◆ The exercise
Print the listing from its top line through the line containing "Chart.register(...registerables);", nothing more, and leave out the pictures.

Items from a data source:
══════════

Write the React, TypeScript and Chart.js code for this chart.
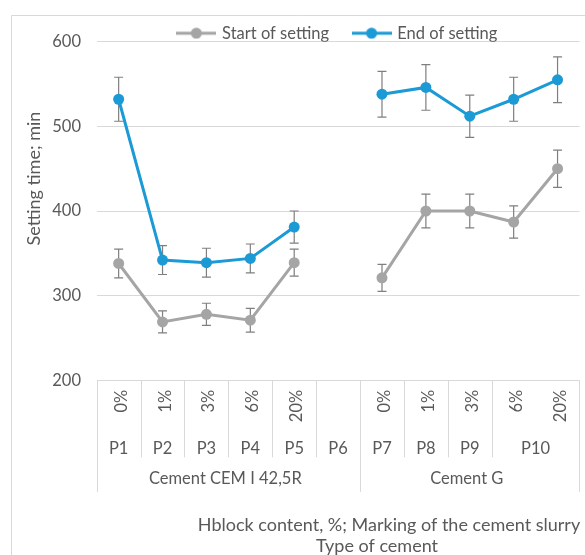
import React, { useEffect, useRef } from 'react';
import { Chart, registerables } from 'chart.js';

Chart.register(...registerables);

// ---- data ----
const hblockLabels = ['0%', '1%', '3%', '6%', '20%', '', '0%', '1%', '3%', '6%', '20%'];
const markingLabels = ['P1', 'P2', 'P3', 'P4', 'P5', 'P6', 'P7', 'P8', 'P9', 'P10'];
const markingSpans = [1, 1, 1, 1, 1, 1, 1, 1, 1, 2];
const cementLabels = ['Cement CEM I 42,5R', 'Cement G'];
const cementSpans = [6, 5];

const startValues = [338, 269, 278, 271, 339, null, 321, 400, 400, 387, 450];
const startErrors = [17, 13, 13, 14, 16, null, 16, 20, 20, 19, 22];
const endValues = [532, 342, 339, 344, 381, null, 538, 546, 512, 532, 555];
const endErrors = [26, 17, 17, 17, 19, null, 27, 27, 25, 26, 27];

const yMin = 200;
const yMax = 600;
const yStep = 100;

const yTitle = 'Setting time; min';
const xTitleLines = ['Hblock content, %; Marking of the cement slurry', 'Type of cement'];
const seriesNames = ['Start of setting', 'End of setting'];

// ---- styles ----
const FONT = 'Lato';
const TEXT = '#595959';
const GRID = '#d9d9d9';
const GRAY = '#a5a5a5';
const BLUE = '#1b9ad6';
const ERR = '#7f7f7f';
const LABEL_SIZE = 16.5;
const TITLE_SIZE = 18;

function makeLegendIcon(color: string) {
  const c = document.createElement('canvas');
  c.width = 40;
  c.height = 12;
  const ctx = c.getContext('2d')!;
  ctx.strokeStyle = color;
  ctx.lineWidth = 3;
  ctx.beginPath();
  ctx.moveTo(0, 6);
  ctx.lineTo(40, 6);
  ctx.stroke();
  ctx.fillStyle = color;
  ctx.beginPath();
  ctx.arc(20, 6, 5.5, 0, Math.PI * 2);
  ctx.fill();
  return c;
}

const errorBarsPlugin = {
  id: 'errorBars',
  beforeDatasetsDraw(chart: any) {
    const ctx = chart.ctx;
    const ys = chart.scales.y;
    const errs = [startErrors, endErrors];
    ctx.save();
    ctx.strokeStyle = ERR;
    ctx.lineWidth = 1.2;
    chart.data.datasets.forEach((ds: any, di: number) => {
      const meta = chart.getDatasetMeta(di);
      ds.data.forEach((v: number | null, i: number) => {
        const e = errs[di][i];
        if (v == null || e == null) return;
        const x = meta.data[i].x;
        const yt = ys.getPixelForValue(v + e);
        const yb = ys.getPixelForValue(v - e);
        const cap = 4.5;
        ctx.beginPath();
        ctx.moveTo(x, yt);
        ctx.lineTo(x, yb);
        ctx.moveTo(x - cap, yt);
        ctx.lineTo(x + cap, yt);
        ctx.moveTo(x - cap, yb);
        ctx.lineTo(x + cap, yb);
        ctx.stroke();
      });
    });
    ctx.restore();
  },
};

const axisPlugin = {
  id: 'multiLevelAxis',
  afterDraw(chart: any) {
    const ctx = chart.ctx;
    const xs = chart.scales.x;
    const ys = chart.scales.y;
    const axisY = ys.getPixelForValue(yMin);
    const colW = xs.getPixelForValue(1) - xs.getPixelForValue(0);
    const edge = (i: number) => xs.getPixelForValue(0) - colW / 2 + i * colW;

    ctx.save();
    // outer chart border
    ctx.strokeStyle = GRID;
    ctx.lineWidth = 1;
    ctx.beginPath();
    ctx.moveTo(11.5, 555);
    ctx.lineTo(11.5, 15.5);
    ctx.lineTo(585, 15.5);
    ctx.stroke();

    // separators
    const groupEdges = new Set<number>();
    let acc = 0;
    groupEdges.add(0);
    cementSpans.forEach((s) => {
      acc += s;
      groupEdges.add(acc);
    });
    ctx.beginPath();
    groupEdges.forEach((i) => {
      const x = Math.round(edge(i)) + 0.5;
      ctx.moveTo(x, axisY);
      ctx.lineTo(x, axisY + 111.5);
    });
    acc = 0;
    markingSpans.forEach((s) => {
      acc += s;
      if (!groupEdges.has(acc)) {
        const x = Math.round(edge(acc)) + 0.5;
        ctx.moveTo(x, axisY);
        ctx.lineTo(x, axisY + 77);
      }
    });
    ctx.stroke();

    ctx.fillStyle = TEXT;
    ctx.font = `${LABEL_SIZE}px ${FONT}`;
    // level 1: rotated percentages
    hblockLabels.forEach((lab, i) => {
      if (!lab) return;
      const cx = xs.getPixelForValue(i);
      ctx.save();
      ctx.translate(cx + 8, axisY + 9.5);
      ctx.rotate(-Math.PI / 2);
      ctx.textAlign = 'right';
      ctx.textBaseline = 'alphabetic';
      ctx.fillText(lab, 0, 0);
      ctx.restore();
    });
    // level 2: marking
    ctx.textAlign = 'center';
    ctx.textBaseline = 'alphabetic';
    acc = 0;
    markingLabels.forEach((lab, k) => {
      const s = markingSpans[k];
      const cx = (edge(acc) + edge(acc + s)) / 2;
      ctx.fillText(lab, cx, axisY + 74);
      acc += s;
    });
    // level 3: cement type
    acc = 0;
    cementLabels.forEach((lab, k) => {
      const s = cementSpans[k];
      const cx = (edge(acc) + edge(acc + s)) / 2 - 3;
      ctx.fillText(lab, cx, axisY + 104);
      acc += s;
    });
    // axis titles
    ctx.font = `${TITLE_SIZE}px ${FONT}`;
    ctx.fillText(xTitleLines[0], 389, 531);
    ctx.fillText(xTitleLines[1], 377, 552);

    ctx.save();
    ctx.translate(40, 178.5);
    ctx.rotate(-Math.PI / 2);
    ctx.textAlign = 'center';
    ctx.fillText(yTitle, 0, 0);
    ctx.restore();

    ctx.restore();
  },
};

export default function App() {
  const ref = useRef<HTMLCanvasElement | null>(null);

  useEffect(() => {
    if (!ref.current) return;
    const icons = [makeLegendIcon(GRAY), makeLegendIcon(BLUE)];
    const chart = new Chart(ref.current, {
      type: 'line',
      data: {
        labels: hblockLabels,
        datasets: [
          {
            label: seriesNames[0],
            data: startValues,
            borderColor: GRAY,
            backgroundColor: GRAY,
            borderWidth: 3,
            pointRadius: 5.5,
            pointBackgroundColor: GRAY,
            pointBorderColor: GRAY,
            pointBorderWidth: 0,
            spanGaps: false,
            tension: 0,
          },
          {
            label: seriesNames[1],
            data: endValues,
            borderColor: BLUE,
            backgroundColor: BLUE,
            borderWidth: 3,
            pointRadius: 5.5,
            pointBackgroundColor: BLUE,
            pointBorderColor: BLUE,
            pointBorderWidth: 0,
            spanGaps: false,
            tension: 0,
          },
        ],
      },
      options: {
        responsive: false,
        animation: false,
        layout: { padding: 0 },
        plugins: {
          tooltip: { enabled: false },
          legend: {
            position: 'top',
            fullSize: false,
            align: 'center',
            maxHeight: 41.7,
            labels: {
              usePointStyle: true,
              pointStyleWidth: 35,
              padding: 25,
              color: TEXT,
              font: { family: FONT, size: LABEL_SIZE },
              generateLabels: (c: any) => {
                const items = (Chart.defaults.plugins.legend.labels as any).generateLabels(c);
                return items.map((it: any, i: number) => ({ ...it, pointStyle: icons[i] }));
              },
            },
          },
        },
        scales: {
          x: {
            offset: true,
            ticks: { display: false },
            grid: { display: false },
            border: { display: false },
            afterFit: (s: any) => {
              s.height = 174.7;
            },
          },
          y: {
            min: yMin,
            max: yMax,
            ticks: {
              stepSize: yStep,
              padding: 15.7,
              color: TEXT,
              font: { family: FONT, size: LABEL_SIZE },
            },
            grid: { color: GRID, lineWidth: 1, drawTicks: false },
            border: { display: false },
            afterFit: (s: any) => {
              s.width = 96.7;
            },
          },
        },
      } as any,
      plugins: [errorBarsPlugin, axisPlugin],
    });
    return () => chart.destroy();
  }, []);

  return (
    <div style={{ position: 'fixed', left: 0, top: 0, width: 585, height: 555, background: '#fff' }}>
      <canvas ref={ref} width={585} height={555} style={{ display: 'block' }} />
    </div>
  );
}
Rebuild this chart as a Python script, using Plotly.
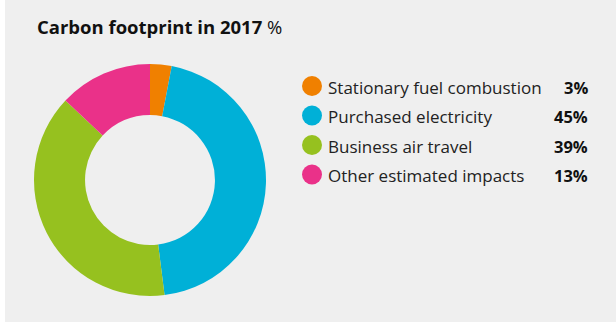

══════════

◆ Exercise solution
Write the React, TypeScript and Chart.js code for this chart.
import React, { useEffect, useRef } from 'react';
import { Chart, registerables } from 'chart.js';

Chart.register(...registerables);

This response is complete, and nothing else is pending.